Meditation on Samson’s Hair
Reading: Judges 16:15-17 NRSV
Then [Delilah] said to [Samson], “How can you say, ‘I love you,’ when your heart is not with me? You have mocked me three times now and have not told me what makes your strength so great.” Finally, after she had nagged him with her words day after day, and pestered him, he was tired to death. So he told her his whole secret, and said to her, “A razor has never come upon my head; for I have been a nazirite to God from my mother’s womb.
If my head were shaved, then my strength would leave me; I would become weak, and be like anyone else.”
(The entire story of Samson is found in Judges 13-16. It's a fun read.)
Meditation
I have a soft spot for Samson. He is a strong, charismatic, and unpredictable man who loves to tell riddles at parties. Yet at the same time, he is prone to outbursts of extreme violence and animal abuse. Plus, he doesn’t have very good relationships with women. Samson tends to act first and think later, which leaves him vulnerable to manipulation. (There was also that time that he ate honey from a lion carcass. That was wild.) Nonetheless, Samson remains one of my favorite figures in the Bible. And lately, I’ve been thinking about his hair.

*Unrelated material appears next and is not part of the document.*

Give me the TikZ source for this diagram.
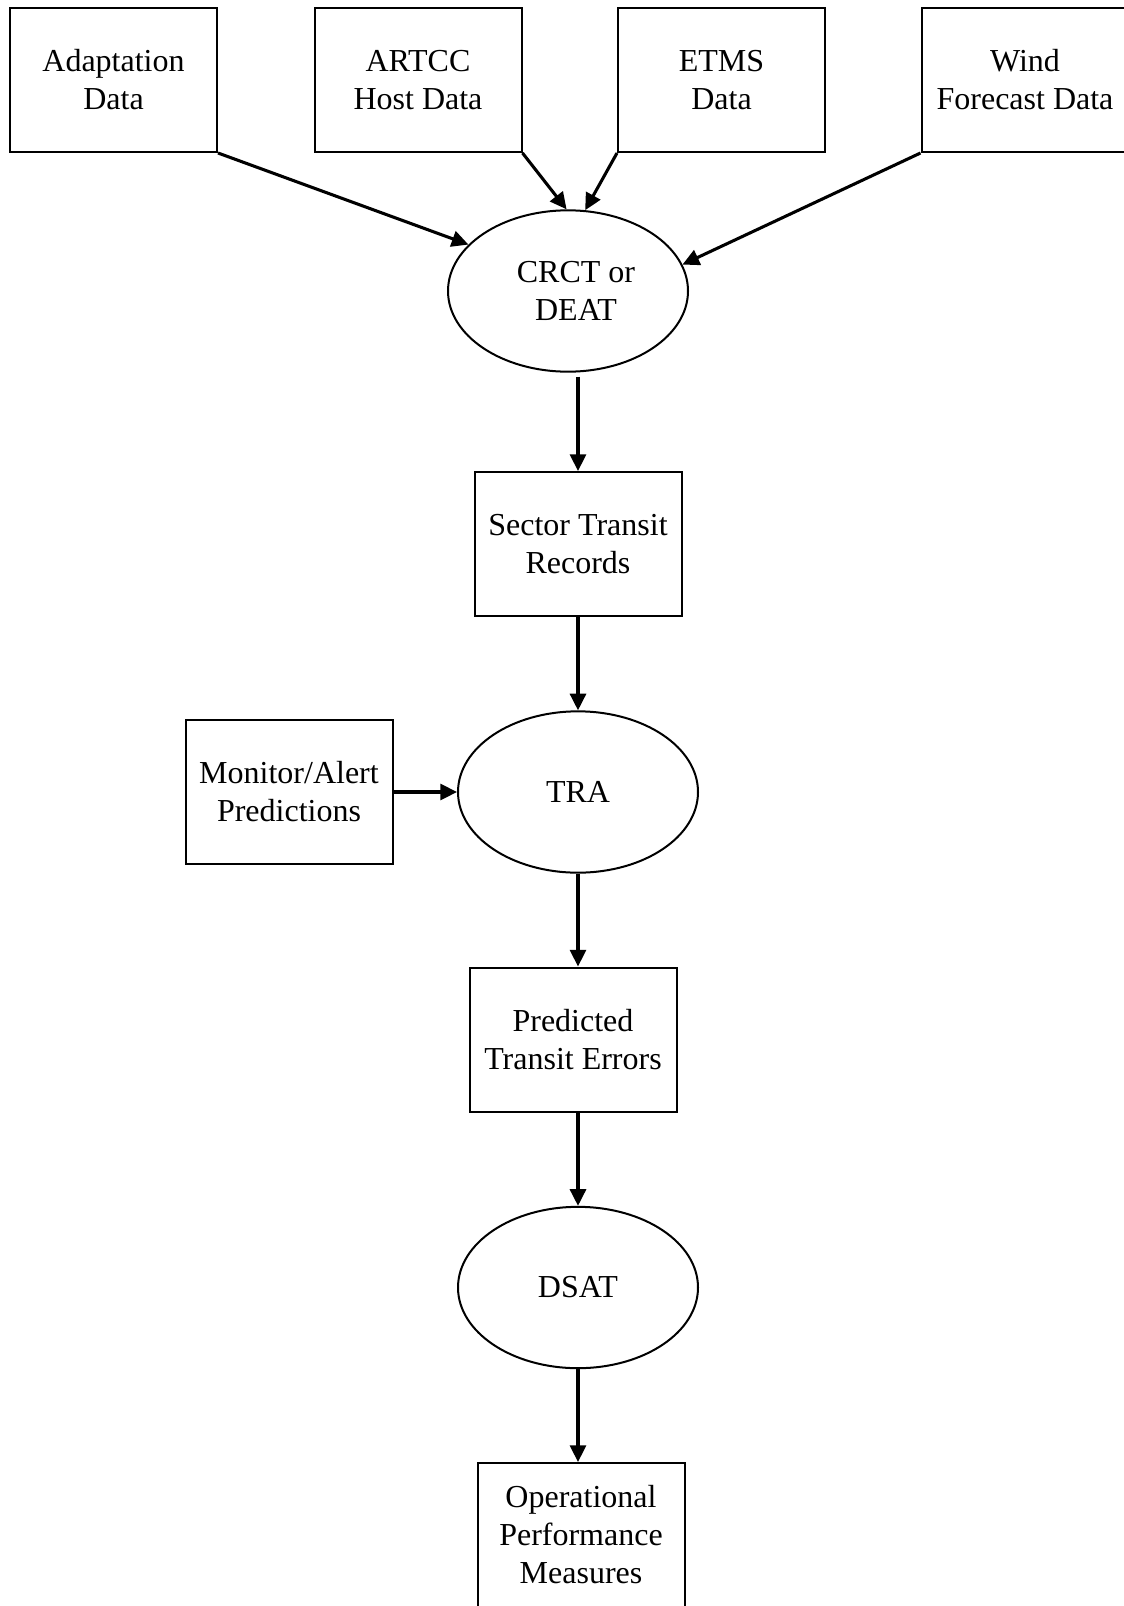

Samson’s hair is sacred. As a nazirite, Samson has been consecrated to God. Because of this, he is not permitted to drink wine nor to shave his head. What’s more, keeping his vows ensures that he retains the strength given to him by God. Samson’s hair is a symbol of his faith, self-assurance, and vitality. Sharing that with anyone is intimate and vulnerable. But just because something is intimate and vulnerable, does sharing it with someone automatically mean that you love them? Or is it giving away a part of yourself that is not yours to give?

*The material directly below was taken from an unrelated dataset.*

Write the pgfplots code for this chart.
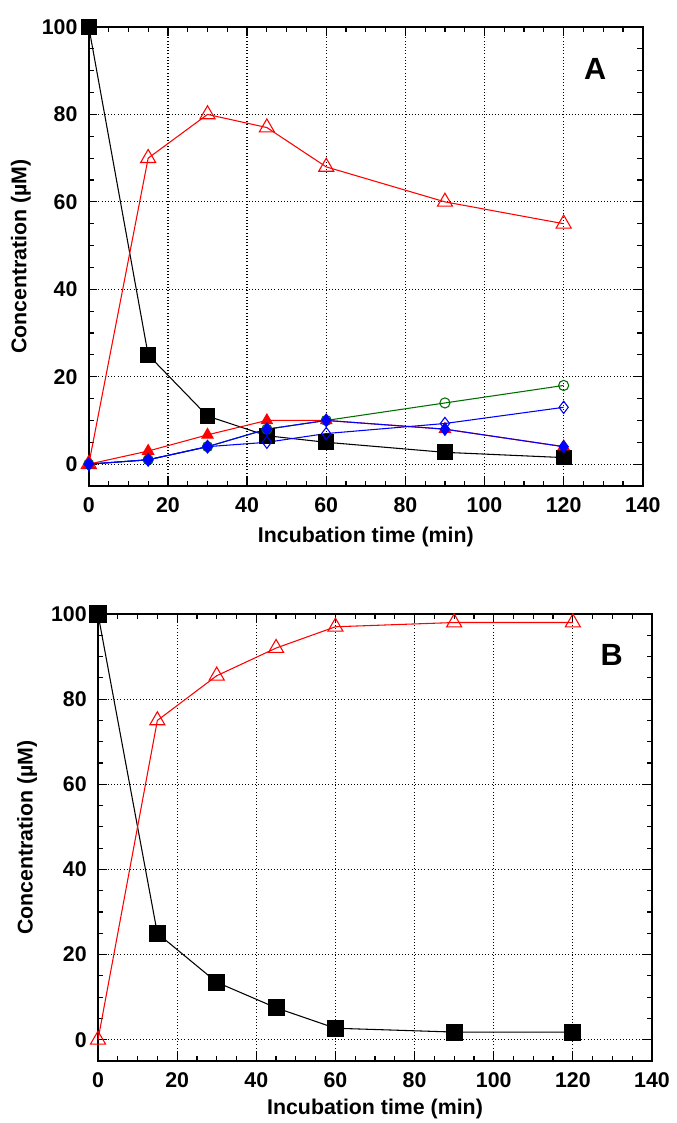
\documentclass[border=0pt]{standalone}
\usepackage{pgfplots}
\pgfplotsset{compat=1.18}
\usepackage{fontspec}
\setmainfont{Liberation Sans}
\definecolor{dgreen}{RGB}{0,110,0}
\pgfplotsset{
  myaxis/.style={
    scale only axis, clip=false,
    xmin=0, xmax=140, ymin=-5, ymax=100,
    xtick={0,20,...,140}, ytick={0,20,...,100},
    minor x tick num=3, minor y tick num=3,
    tick align=inside, tick pos=both, ticklabel pos=left,
    major tick length=6.5pt, minor tick length=4pt,
    grid=major,
    major grid style={black, dotted, line width=0.9pt},
    axis line style={line width=1.2pt},
    tick style={black, line width=0.9pt},
    /pgf/number format/assume math mode=true,
    every tick label/.append style={font=\fontsize{16}{19}\selectfont\bfseries},
    xticklabel style={yshift=-5pt},
    yticklabel style={xshift=-5pt},
    xlabel={Incubation time (min)},
    ylabel={Concentration (µM)},
    label style={font=\fontsize{16}{19}\selectfont\bfseries},
    xlabel style={at={(axis description cs:0.5,0)}, anchor=center, yshift=-38pt},
    ylabel style={at={(axis description cs:-0.1227,0.5)}, anchor=center},
  },
  blk/.style={black, line width=0.8pt, mark=square*, mark size=5.5pt, mark options={solid, fill=black}},
  ropen/.style={red, line width=0.8pt, mark=triangle, mark size=6.5pt, mark options={solid, line width=0.8pt, fill=white}},
  rfill/.style={red, line width=0.8pt, mark=triangle*, mark size=4.8pt, mark options={solid, fill=red}},
  gopen/.style={dgreen, line width=0.8pt, mark=o, mark size=3.8pt, mark options={solid, line width=0.8pt}},
  bopen/.style={blue, line width=0.8pt, mark=diamond, mark size=4.6pt, mark options={solid, line width=0.8pt}},
  bfill/.style={blue, line width=0.8pt, mark=diamond*, mark size=4.6pt, mark options={solid, fill=blue}},
}
\begin{document}
\begin{tikzpicture}
\useasboundingbox (0,0) rectangle (507.75pt,-842.25pt);
% Panel A
\begin{axis}[myaxis, at={(66.6pt,-20.25pt)}, anchor=north west, width=415.5pt, height=344.25pt]
\addplot[blk] coordinates {(0,100)(15,25)(30,11)(45,6.5)(60,5)(90,2.7)(120,1.5)};
\addplot[ropen] coordinates {(0,0)(15,70)(30,80)(45,77)(60,68)(90,60)(120,55)};
\addplot[gopen] coordinates {(0,0)(15,1)(30,4)(45,8)(60,10)(90,14)(120,18)};
\addplot[bopen] coordinates {(0,0)(15,1)(30,4)(45,5)(60,7)(90,9.3)(120,13)};
\addplot[rfill] coordinates {(0,0)(15,3)(30,6.7)(45,10)(60,10)(90,8)(120,4)};
\addplot[bfill] coordinates {(0,0)(15,1)(30,4)(45,8)(60,10)(90,8)(120,4)};
\node[font=\fontsize{23}{26}\selectfont\bfseries] at (axis cs:128,90.5) {A};
\end{axis}
% Panel B
\begin{axis}[myaxis, at={(73.5pt,-460.5pt)}, anchor=north west, width=415.5pt, height=335.25pt,
  xlabel style={yshift=2pt}, ylabel style={at={(axis description cs:-0.128,0.5)}}]
\addplot[blk, mark size=6pt] coordinates {(0,100)(15,25)(30,13.5)(45,7.5)(60,2.7)(90,1.8)(120,1.8)};
\addplot[ropen] coordinates {(0,0)(15,75)(30,85.5)(45,92)(60,97)(90,98)(120,98)};
\node[font=\fontsize{23}{26}\selectfont\bfseries] at (axis cs:129.8,90.4) {B};
\end{axis}
\end{tikzpicture}
\end{document}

Delilah uses her relationship with Samson to manipulate him into giving her private information on how to overpower him, which she repeatedly shares with his Philistine enemies. Samson avoids being taken because he continually provides false information to her. But why stay with her? Why tell her? Maybe this is a relationship pattern that’s irresistible to him. Or maybe, on some level, Samson desires to become vulnerable with someone else. He wants to share his insecurity, and trust that she will not use it against him–even when she has given plenty of evidence that she will. But maybe, since the vulnerability is real this time, Delilah will finally understand. Maybe she will become trustworthy and protect his secret, because she loves him so much.
Who can say?
The relationship between Samson’s hair and his strength is a metaphor for faithfulness. The lesson is clear: keep the faith and don’t let anyone cut it off. But when it has been cut from you, due to betrayal, negligence, or people-pleasing, there is good news–hair grows back! Samson’s hair grew back, and his strength returned for a critical moment. Faith can grow back, too. What’s more, just like the hair on your head, your faith is unique to you–it is not supposed to make you “like anyone else.”

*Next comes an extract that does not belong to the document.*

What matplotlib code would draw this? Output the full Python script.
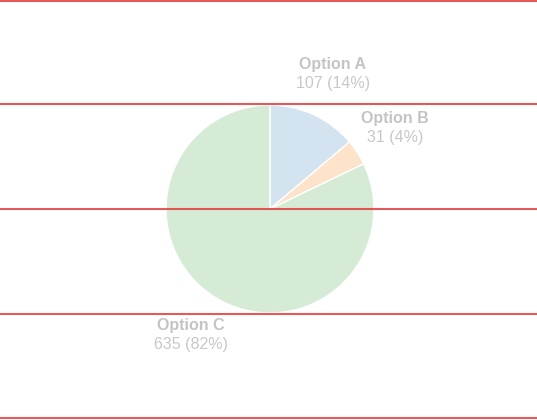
import numpy as np
import matplotlib
matplotlib.use("Agg")
import matplotlib.pyplot as plt

# data
labels = ["Option A", "Option B", "Option C"]
values = [107, 31, 635]
colors = ["#d3e3f0", "#fde3c9", "#d5ebd5"]

W, H = 537, 420
fig = plt.figure(figsize=(W / 100, H / 100), dpi=100)
ax = fig.add_axes([0, 0, 1, 1])
ax.axis("off")

cx, cy, r = 270, H - 209, 104
ax.pie(values, colors=colors, startangle=90, counterclock=False,
       center=(cx, cy), radius=r,
       wedgeprops=dict(edgecolor="white", linewidth=1))
ax.set_xlim(0, W)
ax.set_ylim(0, H)

total = sum(values)
cum = 0
for lab, v in zip(labels, values):
    mid = (cum + v / 2) / total * 2 * np.pi
    cum += v
    d = 1.43 * r
    tx = cx + d * np.sin(mid)
    ty = cy + d * np.cos(mid)
    pct = round(v / total * 100)
    ax.text(tx, ty + 9.5, lab, ha="center", va="center", fontsize=11.5,
            fontweight="bold", color="#c4c4c4", family="Liberation Sans")
    ax.text(tx, ty - 9.5, f"{v} ({pct}%)", ha="center", va="center",
            fontsize=11.5, color="#c8c8c8", family="Liberation Sans")

# red guide lines
for yy in [1, 104, 209, 314, 418]:
    ax.axhline(H - yy, color="#e03c3c", lw=1.5, alpha=0.85, zorder=10)

fig.savefig("out.png", dpi=100)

But let’s imagine a different scenario: What if Delilah didn’t cut off Samson’s hair all at once? What if she had asked him to snip off just a few strands of hair for her, everyday, to prove it? It’s only a few strands, after all. Surely Samson wouldn’t even notice they were gone. Would his strength leave him all at once, or would it be gradual? At what point would he realize that his strength had left him, that he had become “like anyone else”?
Yesterday, I pondered something with a friend that seems like a bit of a tangent, but bear with me. As Christian disciples, we sometimes get the message that we *should* be able to serve Christ from anywhere, and that we should be happy to do so. Part of that is a belief in the immanent presence of God everywhere in the world–there is nowhere we can go where God is not already there. Therefore, in theory, anyone would be able to serve anywhere they find themselves. But if we ignore our particularity– the unique and distinct ways in which we move through the world in faith–is that ultimately just cutting off strands of our own hair? Does committing to meekness and weakness in service to everyone, including the Delilahs, deny the strength that God gives us?
Without a doubt, Samson had his flaws. But he had his strengths and virtues, too. While cutting off his hair makes him “weak like anyone else,” his hair grows back and makes him more like himself. I love Samson for the complicated figure that he is. I love that his faith in God is at once straightforward and strange. And I love that Samson gives us the freedom to also be complicated people with faith that can straightforward but also strange, too.
Incorrectly Christian is not about getting Christian discipleship "right" or doing everything "correctly," but rather about being imaginative, playful, and inquisitive about God and what it means to follow Jesus. What parts of this meditation will you pick up and play with?